Why Both the Government’s Defence and the Opposition’s Attack Are Missing the Real Point
Let’s be honest about what is actually happening on each side of this argument — because neither is giving the public a straight account.
The government’s position is that vetting conventions exist for good reasons — protecting sources, methods, and the integrity of the security assessment process — and that making an exception for Mandelson would set a precedent that could compromise future appointments. That argument has genuine merit. But it conveniently ignores the fact that the government has the power to commission a confidential ISC briefing that would address parliamentary concerns without public disclosure of classified material. That option has not been taken. Why not? The most charitable explanation is bureaucratic inertia. The less charitable explanation is that the government calculates that even a confidential ISC briefing carries political risk if the committee’s conclusions are later characterised — however inaccurately — as raising concerns. That is not a national security argument. That is political risk management dressed up as principle.
The opposition’s attack, meanwhile, has its own dishonesty. The demand for full disclosure of vetting files is constitutionally illiterate — no serious opposition spokesman actually believes this should happen, and several of them have served in governments that relied on the same conventions they now denounce. What the Conservatives and Liberal Democrats are doing is using a legitimate governance concern as a political battering ram, with little genuine interest in the security mechanics and significant interest in keeping Mandelson’s name in negative headlines. That doesn’t make the underlying concern invalid. It does mean the public debate is being conducted in bad faith on multiple fronts.
The questions that actually deserve answers are narrower and more specific:
- Was the vetting process completed fully and without political interference?
- Were any concerns about Mandelson’s Chinese business connections assessed and resolved — or set aside?
- Has the ISC been given appropriate oversight of this appointment, and if not, why not?
Those three questions could be answered in a way that respects security conventions. The government’s refusal to answer them in any form is what is driving the story — and driving the damage. Westminster insiders who dismissed earlier Starmer pressures as noise are now less relaxed about the cumulative weight of stories like this one.

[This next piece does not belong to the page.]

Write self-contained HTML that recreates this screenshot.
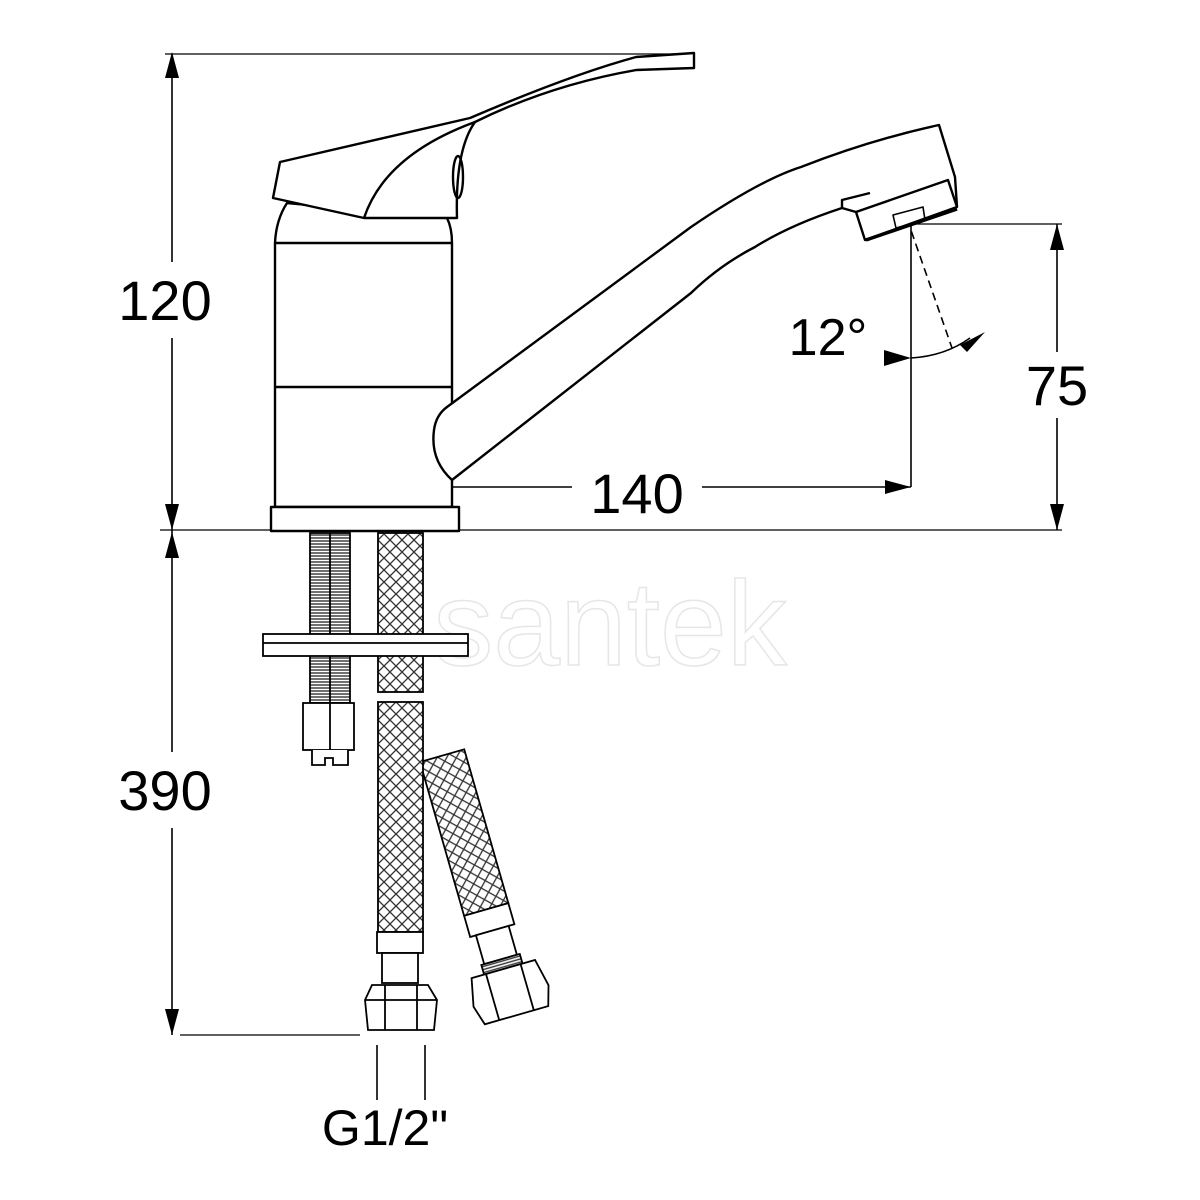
<!DOCTYPE html>
<html><head><meta charset="utf-8"><style>body{margin:0;background:#fff}svg{display:block}</style></head><body>
<svg width="1200" height="1200" viewBox="0 0 1200 1200" xmlns="http://www.w3.org/2000/svg" font-family="Liberation Sans, sans-serif">
<defs>
<pattern id="br" width="12" height="12" patternUnits="userSpaceOnUse">
<rect width="12" height="12" fill="#fff"/>
<path d="M0 6 L6 0 M6 12 L12 6 M6 0 L12 6 M0 6 L6 12" stroke="#333" stroke-width="1.3" fill="none"/>
</pattern>
<pattern id="th" width="4" height="3" patternUnits="userSpaceOnUse">
<rect width="4" height="3" fill="#fff"/><line x1="0" y1="1" x2="4" y2="1" stroke="#333" stroke-width="1.4"/>
</pattern>
</defs>
<text x="610" y="665" font-size="120" fill="none" stroke="#e6e6e6" stroke-width="1.5" text-anchor="middle">santek</text>
<g stroke="#000" stroke-width="1.6" fill="none">
<line x1="165" y1="54" x2="690" y2="54" stroke-width="1.3"/>
<line x1="172" y1="54" x2="172" y2="262"/><line x1="172" y1="338" x2="172" y2="752"/><line x1="172" y1="828" x2="172" y2="1035"/>
<line x1="160" y1="530" x2="1062" y2="530" stroke-width="1.3"/>
<line x1="180" y1="1035" x2="360" y2="1035" stroke-width="1.3"/>
<line x1="910" y1="224" x2="1062" y2="224" stroke-width="1.3"/>
<line x1="1057" y1="224" x2="1057" y2="352"/><line x1="1057" y1="418" x2="1057" y2="530"/>
<line x1="911" y1="222" x2="911" y2="487"/>
<line x1="365" y1="487" x2="572" y2="487"/><line x1="702" y1="487" x2="911" y2="487"/>
<line x1="365" y1="487" x2="365" y2="530" stroke-dasharray="5 3"/>
<line x1="890" y1="170" x2="952" y2="348" stroke-dasharray="8 5"/>
<path d="M911 358 Q945 356 970 338"/>
<line x1="377" y1="1045" x2="377" y2="1100"/><line x1="425" y1="1045" x2="425" y2="1100"/>
</g>
<g fill="#000">
<path d="M172 52 L165 78 L179 78Z"/><path d="M172 530 L165 504 L179 504Z"/>
<path d="M172 532 L165 558 L179 558Z"/><path d="M172 1035 L165 1009 L179 1009Z"/>
<path d="M1057 224 L1050 250 L1064 250Z"/><path d="M1057 530 L1050 504 L1064 504Z"/>
<path d="M365 487 L391 480 L391 494Z"/><path d="M911 487 L885 480 L885 494Z"/>
<path d="M911 358 L884 350 L884 366Z"/><path d="M985 332 L960 345 L967 352Z"/>
</g>
<g font-size="56" fill="#000">
<text x="165" y="320" text-anchor="middle">120</text>
<text x="165" y="810" text-anchor="middle">390</text>
<text x="1057" y="405" text-anchor="middle">75</text>
<text x="637" y="513" text-anchor="middle">140</text>
<text x="828" y="355" text-anchor="middle" font-size="52">12°</text>
<text x="385" y="1145" text-anchor="middle" font-size="50">G1/2"</text>
</g>
<g stroke="#000" stroke-width="2.4" fill="#fff" stroke-linejoin="round">
<path d="M287 203 Q276 220 275 243 L275 507 L452 507 L452 243 Q452 228 447 218 Z"/>
<line x1="275" y1="243" x2="452" y2="243"/><line x1="275" y1="387" x2="452" y2="387"/>
<rect x="271" y="507" width="188" height="24"/>
<path d="M280 162 L470 118 Q570 75 636 57 L694 53 L694 68 L636 70 Q550 85 475 122 Q455 150 457 218 L364 218 L273 198 Z"/>
<path d="M364 218 Q385 155 475 122" fill="none"/>
<ellipse cx="458" cy="177" rx="5" ry="21" fill="none"/>
<path d="M447 407 L691 227 Q760 180 801 167 Q870 140 939 125 L955 177 L957 207 L865 240 L856 212 L842 208 Q790 225 755 247 Q720 265 691 293 L452 480 Q430 460 434 430 Q436 415 447 407 Z"/>
<path d="M856 212 L948 180 L957 207" fill="none"/>
<path d="M842 208 L842 200 L870 193" fill="none"/>
<path d="M893 215 L923 207 L925 220 L896 228 Z" fill="none" stroke-width="1.6"/>
<path d="M866 240 L957 209" fill="none" stroke-width="3.5"/>
</g>
<g stroke="#000" stroke-width="1.8">
<rect x="310" y="533" width="40" height="170" fill="url(#th)"/>
<line x1="330" y1="533" x2="330" y2="703"/>
<rect x="303" y="703" width="51" height="47" fill="#fff"/>
<line x1="330" y1="703" x2="330" y2="750"/>
<path d="M312 750 L312 765 L325 765 L325 758 L333 758 L333 765 L348 765 L348 750" fill="#fff"/>
<g transform="translate(420,762) rotate(-16)">
<rect x="0" y="0" width="46" height="160" fill="url(#br)"/>
<rect x="0" y="160" width="46" height="22" fill="#fff"/>
<rect x="6" y="182" width="34" height="30" fill="#fff"/>
<rect x="3" y="212" width="40" height="10" fill="url(#th)"/>
<path d="M-10 222 L56 222 L62 250 L56 270 L-10 270 L-16 250 Z" fill="#fff"/>
<line x1="5" y1="222" x2="5" y2="270"/><line x1="41" y1="222" x2="41" y2="270"/>
</g>
<rect x="378" y="533" width="45" height="159" fill="url(#br)"/>
<rect x="378" y="702" width="45" height="230" fill="url(#br)"/>
<rect x="377" y="932" width="46" height="21" fill="#fff"/>
<rect x="382" y="953" width="36" height="30" fill="#fff"/>
<path d="M372 985 L428 985 L437 1000 L434 1030 L368 1030 L365 1000 Z" fill="#fff"/>
<line x1="385" y1="985" x2="385" y2="1030"/><line x1="417" y1="985" x2="417" y2="1030"/>
<line x1="365" y1="1000" x2="437" y2="1000"/>
<rect x="263" y="634" width="205" height="22" fill="#fff"/>
<line x1="263" y1="643" x2="468" y2="643"/>
</g>
</svg>
</body></html>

Four Scenarios for How the Mandelson Vetting Row Ends — and What Each One Costs Starmer
This story has multiple possible trajectories, and none of them is cost-free for the government. Here is a clear-eyed assessment of where this goes.

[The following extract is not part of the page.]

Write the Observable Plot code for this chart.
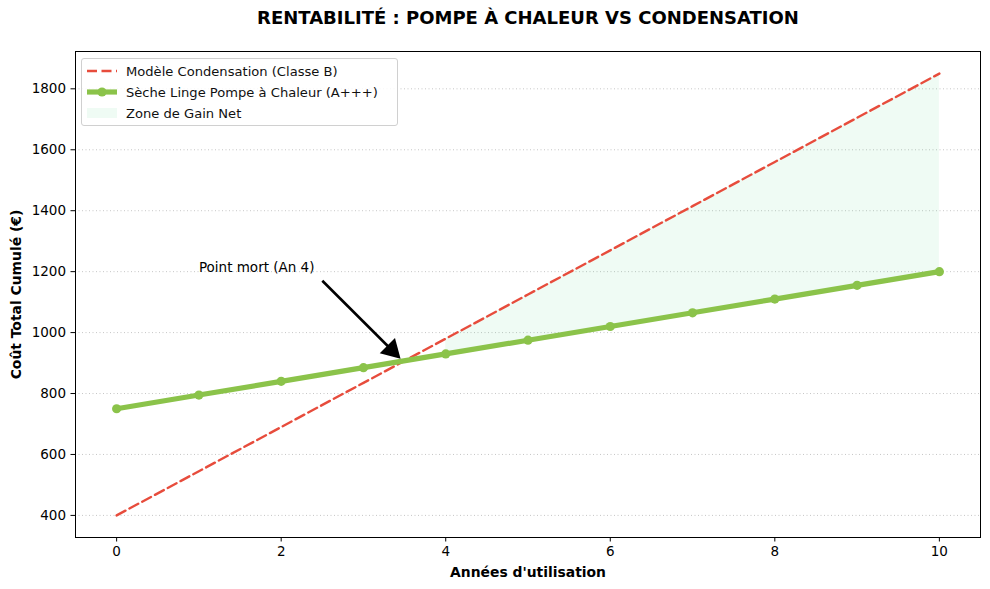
<!DOCTYPE html>
<html>
<head>
<meta charset="utf-8">
<script src="https://cdn.jsdelivr.net/npm/d3@7"></script>
<script src="https://cdn.jsdelivr.net/npm/@observablehq/plot@0.6"></script>
<style>
  html, body { margin: 0; padding: 0; background: #fff; }
  #wrap { position: relative; width: 990px; height: 589px; font-family: "DejaVu Sans", sans-serif; }
  #legend { position: absolute; left: 81px; top: 58px; width: 315px; height: 66px; border: 1px solid #d0d0d0; border-radius: 3px; background: rgba(255,255,255,0.85); font-size: 13.1px; color: #111; }
  .row { position: absolute; left: 0; height: 20px; display: flex; align-items: center; white-space: nowrap; }
  .row svg { margin-left: 5px; margin-right: 9px; }
</style>
</head>
<body>
<div id="wrap"></div>
<script>
// ---- data ----
const years = [0, 1, 2, 3, 4, 5, 6, 7, 8, 9, 10];
const condensationCost = [400, 545, 690, 835, 980, 1125, 1270, 1415, 1560, 1705, 1850];
const pompeCost = [750, 795, 840, 885, 930, 975, 1020, 1065, 1110, 1155, 1200];
const xTicks = [0, 2, 4, 6, 8, 10];
const yTicks = [400, 600, 800, 1000, 1200, 1400, 1600, 1800];
const titleText = "RENTABILITÉ : POMPE À CHALEUR VS CONDENSATION";
const xLabel = "Années d'utilisation";
const yLabel = "Coût Total Cumulé (€)";
const seriesNames = ["Modèle Condensation (Classe B)", "Sèche Linge Pompe à Chaleur (A+++)", "Zone de Gain Net"];
const annotText = "Point mort (An 4)";
const annotTextPos = [1, 1200];
const arrowTail = [2.5, 1170];
const arrowHeadCenter = [3.344, 943];

const rows = years.map((y, i) => ({ year: y, cond: condensationCost[i], pompe: pompeCost[i] }));
const gainRows = rows.filter(d => d.cond > d.pompe);

const RED = "#e74c3c", GREEN = "#8bc34a", FILL = "#2ecc71";
const FS = 13.5;

const plot = Plot.plot({
  width: 990,
  height: 589,
  marginTop: 51,
  marginBottom: 52,
  marginLeft: 75,
  marginRight: 10,
  style: { fontFamily: "DejaVu Sans, sans-serif", fontSize: FS + "px", color: "#000", background: "#fff" },
  x: { domain: [-0.5, 10.5] },
  y: { domain: [327.5, 1922.5] },
  marks: [
    Plot.gridY(yTicks, { stroke: "#b0b0b0", strokeOpacity: 0.9, strokeDasharray: "1,2.5", strokeWidth: 0.8 }),
    Plot.areaY(gainRows, { x: "year", y1: "pompe", y2: "cond", fill: FILL, fillOpacity: 0.08 }),
    Plot.line(rows, { x: "year", y: "cond", stroke: RED, strokeWidth: 2.4, strokeDasharray: "10,4.5" }),
    Plot.line(rows, { x: "year", y: "pompe", stroke: GREEN, strokeWidth: 5.2 }),
    Plot.dot(rows, { x: "year", y: "pompe", fill: GREEN, r: 4.6 }),
    Plot.link([{}], { x1: () => arrowTail[0], y1: () => arrowTail[1], x2: () => arrowHeadCenter[0], y2: () => arrowHeadCenter[1], stroke: "#000", strokeWidth: 2.6 }),
    Plot.dot([{}], { x: () => arrowHeadCenter[0], y: () => arrowHeadCenter[1], symbol: "triangle", r: 8, fill: "#000", rotate: 135 }),
    Plot.text([annotText], { x: () => annotTextPos[0], y: () => annotTextPos[1], text: d => d, textAnchor: "start", lineAnchor: "bottom", dy: 0, fontSize: FS, fill: "#000" }),
    Plot.axisX(xTicks, { tickSize: 4.5, tickPadding: 4, fontSize: FS, label: null, tickFormat: d3.format("d") }),
    Plot.axisY(yTicks, { tickSize: 4.5, tickPadding: 5, fontSize: FS, label: null, tickFormat: d3.format("d") }),
    Plot.frame({ stroke: "#000", strokeWidth: 1 }),
    Plot.text([titleText], { frameAnchor: "top", lineAnchor: "middle", dy: -33, text: d => d, fontWeight: "bold", fontSize: 18, fill: "#000" }),
    Plot.text([xLabel], { frameAnchor: "bottom", lineAnchor: "middle", dy: 35, text: d => d, fontWeight: "bold", fontSize: 13.9, fill: "#000" }),
    Plot.text([yLabel], { frameAnchor: "left", textAnchor: "middle", lineAnchor: "middle", dx: -59, rotate: -90, text: d => d, fontWeight: "bold", fontSize: 13.9, fill: "#000" })
  ]
});

const wrap = document.getElementById("wrap");
wrap.appendChild(plot);

// legend
const legend = document.createElement("div");
legend.id = "legend";
const swatches = [
  `<svg width="30" height="10"><line x1="0" y1="5" x2="30" y2="5" stroke="${RED}" stroke-width="2.4" stroke-dasharray="10,4.5"/></svg>`,
  `<svg width="30" height="10"><line x1="0" y1="5" x2="30" y2="5" stroke="${GREEN}" stroke-width="5.2"/><circle cx="15" cy="5" r="4.6" fill="${GREEN}"/></svg>`,
  `<svg width="30" height="12"><rect x="0" y="1" width="30" height="10" fill="${FILL}" fill-opacity="0.08"/></svg>`
];
const tops = [2, 23, 44];
seriesNames.forEach((name, i) => {
  const r = document.createElement("div");
  r.className = "row";
  r.style.top = tops[i] + "px";
  r.innerHTML = swatches[i] + `<span>${name}</span>`;
  legend.appendChild(r);
});
wrap.appendChild(legend);
</script>
</body>
</html>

- Scenario One: The Government Holds the Line. Downing Street continues to cite vetting convention, opposition pressure eventually dissipates as the news cycle moves on, and Mandelson serves out his Washington tenure without formal parliamentary resolution. Cost: continued reputational damage on transparency; the story remains available as a ready-made attack line for opponents throughout the Parliament.
- Scenario Two: An ISC Referral is Quietly Agreed. Behind the scenes, the government agrees to brief the Intelligence and Security Committee on the specifics of the vetting process. The committee, operating under its statutory confidentiality framework, reviews the material and issues a statement confirming no material concerns were unresolved. Political pressure dissipates. Cost: the government has to concede the principle that this appointment warranted exceptional oversight — a concession it has been determined to avoid.
- Scenario Three: An Opposition Day Debate Forces a Division. Conservative MPs table a Humble Address or secure an opposition day debate specifically on the vetting files question. The government wins the vote — it has a working majority — but the debate generates weeks of negative headlines and forces ministers to defend the position publicly in explicit terms. Cost: significant reputational damage, extended media focus, possible Labour rebel abstentions.
- Scenario Four: A Leak Changes Everything. A document, a source, a characterisation of what the vetting process found — or didn’t find — reaches the press. Once that happens, the government’s control of the narrative collapses entirely, and what has been a manageable political irritant becomes a full crisis. Cost: potentially existential for the Mandelson appointment and damaging to Starmer’s broader authority.
| Scenario | Likelihood (May 2025) | Political Cost to Starmer | Resolution Timeline |
|---|---|---|---|
| Government holds the line | High (50%) | Moderate — chronic, not acute | Unresolved through 2025 |
| Quiet ISC referral agreed | Medium (25%) | Low — concession of principle only | Resolved within 3 months |
| Opposition day debate forced | Medium (20%) | High — extended public damage | Dragged out over 6–8 weeks |
| Leak breaks the story open | Low (5%) | Potentially severe | Immediate crisis — unpredictable |
The arithmetic here is uncomfortable for Downing Street. Three of the four plausible outcomes involve sustained or escalating political damage. Only one — the ISC referral — offers a clean resolution, and the government has so far declined to pursue it. That is a choice. And the longer it holds, the more it starts to look less like principled adherence to convention and more like an administration that has decided concealment is preferable to accountability because it calculates the cost of concealment is lower than the cost of what transparency might reveal.
That calculation may be wrong. In Westminster, the cover-up almost always ends up costing more than the original story. Starmer, of all people — a former Director of Public Prosecutions who built his career on the principle that institutions must be held accountable — ought to know that better than most. The vetting files will not go away by themselves. The question is whether this government finds the courage to get ahead of them before the decision is made for it.